FTX Expected to Pay Customers in Full/Will Not Restart Exchange: FTX issued an update to the bankruptcy court stating that it expected to be able to pay back all depositors in the exchange prior to its collapse, but will not be restarting the business following the bankruptcy proceedings. It is yet to be determined if depositors will be paid back in kind or, more likely, based on the price of the applicable cryptocurrency at the time of bankruptcy (which was near 2-year lows for many digital assets).

Industry Opposed FinCEN Rulemaking Proposal: Chamber of Digital Commerce, Coinbase, Paradigm, and others all submitted comments to FinCEN’s Notice of Proposed Rulemaking which would result in bulk data collection and reporting requirements for all transactions involving any crypto mixing even with no indication of suspicious activity.

Conclusion:

As the digital asset landscape continues to evolve, the first month of this year has brought to light significant legal, regulatory, and ethical challenges facing the industry. From the shocking revelation of the alleged FTX hack to the ongoing debates over energy consumption and regulatory oversight, each development underscores the complex interplay between innovation, security, and governance in the digital age.

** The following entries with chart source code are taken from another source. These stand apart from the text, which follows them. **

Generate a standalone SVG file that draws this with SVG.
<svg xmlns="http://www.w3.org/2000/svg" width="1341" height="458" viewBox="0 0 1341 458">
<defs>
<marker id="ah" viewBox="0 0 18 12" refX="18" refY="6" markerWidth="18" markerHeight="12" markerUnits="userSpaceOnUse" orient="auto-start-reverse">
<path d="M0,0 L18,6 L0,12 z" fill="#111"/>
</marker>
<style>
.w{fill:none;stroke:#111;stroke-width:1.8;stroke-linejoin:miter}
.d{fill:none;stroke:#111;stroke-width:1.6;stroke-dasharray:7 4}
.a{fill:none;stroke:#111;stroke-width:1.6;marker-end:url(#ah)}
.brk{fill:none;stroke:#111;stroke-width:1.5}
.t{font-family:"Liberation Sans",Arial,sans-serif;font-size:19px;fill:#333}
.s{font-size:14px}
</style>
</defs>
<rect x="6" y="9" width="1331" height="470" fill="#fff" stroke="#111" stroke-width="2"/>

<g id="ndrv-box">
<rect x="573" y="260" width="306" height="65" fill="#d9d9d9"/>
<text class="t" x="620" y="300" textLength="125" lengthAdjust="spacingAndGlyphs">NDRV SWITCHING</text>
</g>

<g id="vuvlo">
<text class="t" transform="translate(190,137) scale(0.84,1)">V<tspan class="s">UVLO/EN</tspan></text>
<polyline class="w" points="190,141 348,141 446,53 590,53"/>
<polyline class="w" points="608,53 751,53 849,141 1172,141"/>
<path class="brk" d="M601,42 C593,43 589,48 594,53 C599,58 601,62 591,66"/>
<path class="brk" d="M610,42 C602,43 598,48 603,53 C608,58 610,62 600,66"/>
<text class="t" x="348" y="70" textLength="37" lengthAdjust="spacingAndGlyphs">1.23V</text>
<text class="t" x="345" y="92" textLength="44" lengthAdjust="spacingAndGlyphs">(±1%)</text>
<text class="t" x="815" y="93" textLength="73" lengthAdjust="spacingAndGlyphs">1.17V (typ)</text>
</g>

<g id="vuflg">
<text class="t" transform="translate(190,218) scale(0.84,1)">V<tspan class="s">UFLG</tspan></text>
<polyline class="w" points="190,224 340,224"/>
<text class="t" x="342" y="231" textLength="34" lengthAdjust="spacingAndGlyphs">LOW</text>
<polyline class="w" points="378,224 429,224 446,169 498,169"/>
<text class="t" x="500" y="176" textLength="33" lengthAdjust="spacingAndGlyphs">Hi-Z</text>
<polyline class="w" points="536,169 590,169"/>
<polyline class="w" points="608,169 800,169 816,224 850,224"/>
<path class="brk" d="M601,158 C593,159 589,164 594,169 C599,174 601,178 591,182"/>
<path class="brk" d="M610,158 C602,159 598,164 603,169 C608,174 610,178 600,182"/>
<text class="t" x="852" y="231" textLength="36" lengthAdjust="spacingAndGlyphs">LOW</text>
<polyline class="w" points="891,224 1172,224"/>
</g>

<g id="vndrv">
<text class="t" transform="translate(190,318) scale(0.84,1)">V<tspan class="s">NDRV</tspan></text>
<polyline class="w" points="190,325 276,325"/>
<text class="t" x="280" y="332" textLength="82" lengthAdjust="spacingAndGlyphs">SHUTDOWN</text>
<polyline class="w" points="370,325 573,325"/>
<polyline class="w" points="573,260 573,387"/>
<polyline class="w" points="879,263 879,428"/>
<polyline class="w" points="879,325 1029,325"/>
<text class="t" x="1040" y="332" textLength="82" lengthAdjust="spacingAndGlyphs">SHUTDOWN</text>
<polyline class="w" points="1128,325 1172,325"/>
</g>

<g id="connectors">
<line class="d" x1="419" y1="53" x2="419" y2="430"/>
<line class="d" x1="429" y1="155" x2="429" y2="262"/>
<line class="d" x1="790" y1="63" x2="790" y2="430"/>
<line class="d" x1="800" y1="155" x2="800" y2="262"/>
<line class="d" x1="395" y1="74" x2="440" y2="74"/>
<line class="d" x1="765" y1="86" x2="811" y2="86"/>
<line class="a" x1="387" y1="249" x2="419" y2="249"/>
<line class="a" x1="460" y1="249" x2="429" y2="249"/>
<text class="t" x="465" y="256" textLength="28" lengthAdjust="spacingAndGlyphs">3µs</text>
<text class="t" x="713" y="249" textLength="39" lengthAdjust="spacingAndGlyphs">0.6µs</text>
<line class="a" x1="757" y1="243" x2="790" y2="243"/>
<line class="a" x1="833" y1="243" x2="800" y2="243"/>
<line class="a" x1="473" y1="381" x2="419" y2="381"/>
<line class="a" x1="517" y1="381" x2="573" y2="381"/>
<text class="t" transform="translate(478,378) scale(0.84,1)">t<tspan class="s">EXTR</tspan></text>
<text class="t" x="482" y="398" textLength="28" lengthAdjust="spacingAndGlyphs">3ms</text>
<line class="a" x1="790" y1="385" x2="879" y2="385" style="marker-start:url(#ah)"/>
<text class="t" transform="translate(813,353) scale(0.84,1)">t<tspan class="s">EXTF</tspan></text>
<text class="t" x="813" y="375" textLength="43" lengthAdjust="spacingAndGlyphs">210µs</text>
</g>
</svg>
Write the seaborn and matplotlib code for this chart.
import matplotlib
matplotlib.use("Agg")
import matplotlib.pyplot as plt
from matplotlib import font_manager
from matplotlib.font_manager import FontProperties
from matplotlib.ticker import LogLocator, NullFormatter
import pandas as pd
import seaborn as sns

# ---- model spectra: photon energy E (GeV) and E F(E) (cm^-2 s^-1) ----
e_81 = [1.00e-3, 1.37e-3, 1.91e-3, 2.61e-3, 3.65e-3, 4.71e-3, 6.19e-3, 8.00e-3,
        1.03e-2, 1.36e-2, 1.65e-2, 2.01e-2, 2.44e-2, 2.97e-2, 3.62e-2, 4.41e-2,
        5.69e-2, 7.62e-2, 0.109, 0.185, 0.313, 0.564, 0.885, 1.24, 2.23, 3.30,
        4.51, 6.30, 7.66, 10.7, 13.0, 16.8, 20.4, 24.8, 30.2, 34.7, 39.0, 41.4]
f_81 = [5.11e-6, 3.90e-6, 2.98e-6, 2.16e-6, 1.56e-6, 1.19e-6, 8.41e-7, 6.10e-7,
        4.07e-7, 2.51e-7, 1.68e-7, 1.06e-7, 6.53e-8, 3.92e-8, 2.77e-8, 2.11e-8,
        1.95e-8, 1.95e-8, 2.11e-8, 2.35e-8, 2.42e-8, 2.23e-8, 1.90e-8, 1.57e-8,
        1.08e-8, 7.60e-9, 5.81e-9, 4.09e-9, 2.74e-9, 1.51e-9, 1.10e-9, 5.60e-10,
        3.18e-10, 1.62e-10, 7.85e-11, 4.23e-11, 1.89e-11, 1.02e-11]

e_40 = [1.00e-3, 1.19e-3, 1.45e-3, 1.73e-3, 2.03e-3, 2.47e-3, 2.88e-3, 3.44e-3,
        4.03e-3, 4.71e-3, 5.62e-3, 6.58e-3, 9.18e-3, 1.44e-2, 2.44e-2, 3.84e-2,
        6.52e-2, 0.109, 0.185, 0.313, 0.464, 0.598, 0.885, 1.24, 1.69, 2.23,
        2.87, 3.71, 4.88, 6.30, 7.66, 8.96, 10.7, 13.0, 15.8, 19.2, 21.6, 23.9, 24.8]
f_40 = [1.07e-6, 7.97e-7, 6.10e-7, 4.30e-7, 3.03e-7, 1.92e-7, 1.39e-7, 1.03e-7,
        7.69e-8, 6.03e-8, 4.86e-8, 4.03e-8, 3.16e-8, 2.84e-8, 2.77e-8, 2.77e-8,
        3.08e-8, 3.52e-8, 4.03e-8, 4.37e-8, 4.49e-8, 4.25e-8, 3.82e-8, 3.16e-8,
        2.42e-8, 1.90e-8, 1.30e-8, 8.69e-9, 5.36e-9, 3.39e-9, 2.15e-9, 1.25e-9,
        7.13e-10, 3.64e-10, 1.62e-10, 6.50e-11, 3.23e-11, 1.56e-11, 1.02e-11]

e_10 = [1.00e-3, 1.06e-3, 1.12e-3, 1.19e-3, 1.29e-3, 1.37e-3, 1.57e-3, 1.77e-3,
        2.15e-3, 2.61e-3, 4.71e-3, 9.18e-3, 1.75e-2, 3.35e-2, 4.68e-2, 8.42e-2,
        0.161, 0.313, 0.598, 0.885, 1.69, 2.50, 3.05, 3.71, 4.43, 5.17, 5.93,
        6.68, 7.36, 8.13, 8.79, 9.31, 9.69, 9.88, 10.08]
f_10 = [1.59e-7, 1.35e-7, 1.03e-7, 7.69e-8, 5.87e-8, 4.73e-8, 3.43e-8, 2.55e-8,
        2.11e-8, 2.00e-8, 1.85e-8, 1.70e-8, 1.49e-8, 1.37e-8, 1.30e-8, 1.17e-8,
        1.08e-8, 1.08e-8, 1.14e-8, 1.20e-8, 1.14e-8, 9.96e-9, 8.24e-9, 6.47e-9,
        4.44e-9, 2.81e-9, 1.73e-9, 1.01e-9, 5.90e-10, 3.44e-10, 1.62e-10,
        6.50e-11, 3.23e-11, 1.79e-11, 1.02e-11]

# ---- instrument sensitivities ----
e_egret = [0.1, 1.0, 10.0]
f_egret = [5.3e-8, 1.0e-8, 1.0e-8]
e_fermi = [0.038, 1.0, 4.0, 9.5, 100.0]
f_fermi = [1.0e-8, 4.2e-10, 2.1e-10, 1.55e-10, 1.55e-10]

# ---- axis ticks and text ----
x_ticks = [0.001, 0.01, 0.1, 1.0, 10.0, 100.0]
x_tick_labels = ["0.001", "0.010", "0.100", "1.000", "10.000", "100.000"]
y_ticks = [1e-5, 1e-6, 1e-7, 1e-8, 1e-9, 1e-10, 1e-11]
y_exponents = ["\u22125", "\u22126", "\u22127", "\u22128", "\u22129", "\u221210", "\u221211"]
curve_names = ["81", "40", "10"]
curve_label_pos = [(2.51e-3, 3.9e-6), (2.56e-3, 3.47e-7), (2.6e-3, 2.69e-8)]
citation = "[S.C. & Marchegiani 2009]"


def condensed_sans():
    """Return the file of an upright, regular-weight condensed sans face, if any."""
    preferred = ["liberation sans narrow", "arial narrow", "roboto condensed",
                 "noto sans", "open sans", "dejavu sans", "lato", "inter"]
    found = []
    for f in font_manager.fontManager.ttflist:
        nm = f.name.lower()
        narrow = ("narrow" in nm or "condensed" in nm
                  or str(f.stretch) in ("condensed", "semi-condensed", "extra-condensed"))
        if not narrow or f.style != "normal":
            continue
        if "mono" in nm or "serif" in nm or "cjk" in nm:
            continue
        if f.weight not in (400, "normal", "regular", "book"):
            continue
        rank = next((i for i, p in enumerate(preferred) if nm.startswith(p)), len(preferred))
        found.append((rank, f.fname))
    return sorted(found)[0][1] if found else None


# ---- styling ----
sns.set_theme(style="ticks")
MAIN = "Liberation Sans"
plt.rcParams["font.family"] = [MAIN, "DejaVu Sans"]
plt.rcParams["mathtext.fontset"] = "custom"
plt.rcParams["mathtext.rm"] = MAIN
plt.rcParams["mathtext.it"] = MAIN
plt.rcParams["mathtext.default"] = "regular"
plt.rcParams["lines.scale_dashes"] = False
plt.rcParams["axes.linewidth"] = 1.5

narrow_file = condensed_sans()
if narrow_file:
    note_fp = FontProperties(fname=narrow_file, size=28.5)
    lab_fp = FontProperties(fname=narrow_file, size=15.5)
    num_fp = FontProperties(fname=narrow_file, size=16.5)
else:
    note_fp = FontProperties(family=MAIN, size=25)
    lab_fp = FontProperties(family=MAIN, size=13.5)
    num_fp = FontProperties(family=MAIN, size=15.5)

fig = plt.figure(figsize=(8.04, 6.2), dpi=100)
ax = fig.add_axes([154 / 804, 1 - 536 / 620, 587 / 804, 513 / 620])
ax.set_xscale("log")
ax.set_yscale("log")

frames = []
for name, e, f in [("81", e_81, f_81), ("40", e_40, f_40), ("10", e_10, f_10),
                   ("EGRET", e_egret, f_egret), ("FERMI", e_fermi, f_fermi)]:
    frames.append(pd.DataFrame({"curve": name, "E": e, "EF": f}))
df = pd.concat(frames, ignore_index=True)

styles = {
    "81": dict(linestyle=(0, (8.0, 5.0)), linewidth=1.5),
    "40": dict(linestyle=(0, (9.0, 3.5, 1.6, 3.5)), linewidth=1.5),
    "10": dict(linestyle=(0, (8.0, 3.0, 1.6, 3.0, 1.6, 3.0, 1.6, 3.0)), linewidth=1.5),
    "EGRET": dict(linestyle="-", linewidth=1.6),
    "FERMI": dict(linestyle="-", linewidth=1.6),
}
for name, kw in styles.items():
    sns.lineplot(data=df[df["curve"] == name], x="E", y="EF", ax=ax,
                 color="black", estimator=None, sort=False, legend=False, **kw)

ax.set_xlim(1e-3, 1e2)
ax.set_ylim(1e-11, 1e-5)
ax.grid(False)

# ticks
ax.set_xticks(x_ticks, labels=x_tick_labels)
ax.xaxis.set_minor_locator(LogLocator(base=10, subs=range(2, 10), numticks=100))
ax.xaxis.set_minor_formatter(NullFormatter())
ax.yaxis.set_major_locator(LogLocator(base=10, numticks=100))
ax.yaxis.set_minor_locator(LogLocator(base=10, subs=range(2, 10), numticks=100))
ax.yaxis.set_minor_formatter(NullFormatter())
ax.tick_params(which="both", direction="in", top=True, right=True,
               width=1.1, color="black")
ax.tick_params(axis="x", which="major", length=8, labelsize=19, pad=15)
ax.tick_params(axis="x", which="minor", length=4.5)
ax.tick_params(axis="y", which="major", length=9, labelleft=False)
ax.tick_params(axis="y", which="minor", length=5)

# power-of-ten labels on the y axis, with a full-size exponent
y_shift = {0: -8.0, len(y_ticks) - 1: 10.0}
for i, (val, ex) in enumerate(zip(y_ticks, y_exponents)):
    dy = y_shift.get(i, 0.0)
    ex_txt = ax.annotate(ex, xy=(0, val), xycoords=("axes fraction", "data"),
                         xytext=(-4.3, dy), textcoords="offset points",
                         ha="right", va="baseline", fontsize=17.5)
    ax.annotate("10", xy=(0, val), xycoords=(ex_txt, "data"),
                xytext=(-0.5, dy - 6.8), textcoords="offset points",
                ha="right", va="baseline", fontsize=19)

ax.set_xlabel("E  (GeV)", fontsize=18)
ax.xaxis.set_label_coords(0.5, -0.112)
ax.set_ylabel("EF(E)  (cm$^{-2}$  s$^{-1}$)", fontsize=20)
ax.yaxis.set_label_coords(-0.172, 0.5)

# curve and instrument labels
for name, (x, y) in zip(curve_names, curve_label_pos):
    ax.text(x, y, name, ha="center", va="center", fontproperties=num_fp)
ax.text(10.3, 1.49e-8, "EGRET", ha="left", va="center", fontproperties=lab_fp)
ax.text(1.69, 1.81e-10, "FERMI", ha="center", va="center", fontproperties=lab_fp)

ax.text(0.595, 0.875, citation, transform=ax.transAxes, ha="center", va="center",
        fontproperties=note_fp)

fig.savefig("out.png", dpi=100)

The bipartisan effort to overrule the SEC’s digital asset custody rule highlights a growing recognition of the need for nuanced, balanced policies that safeguard both the industry’s potential and the public’s interest. As we navigate these turbulent waters, it’s clear that the path forward requires a collaborative approach, one that embraces the transformative possibilities of digital assets while addressing the vulnerabilities and ethical considerations they can also represent. The rest of the year promises to be a critical period for shaping the future of digital assets, as stakeholders across the spectrum strive to find common ground in building a resilient, equitable, and sustainable digital economy.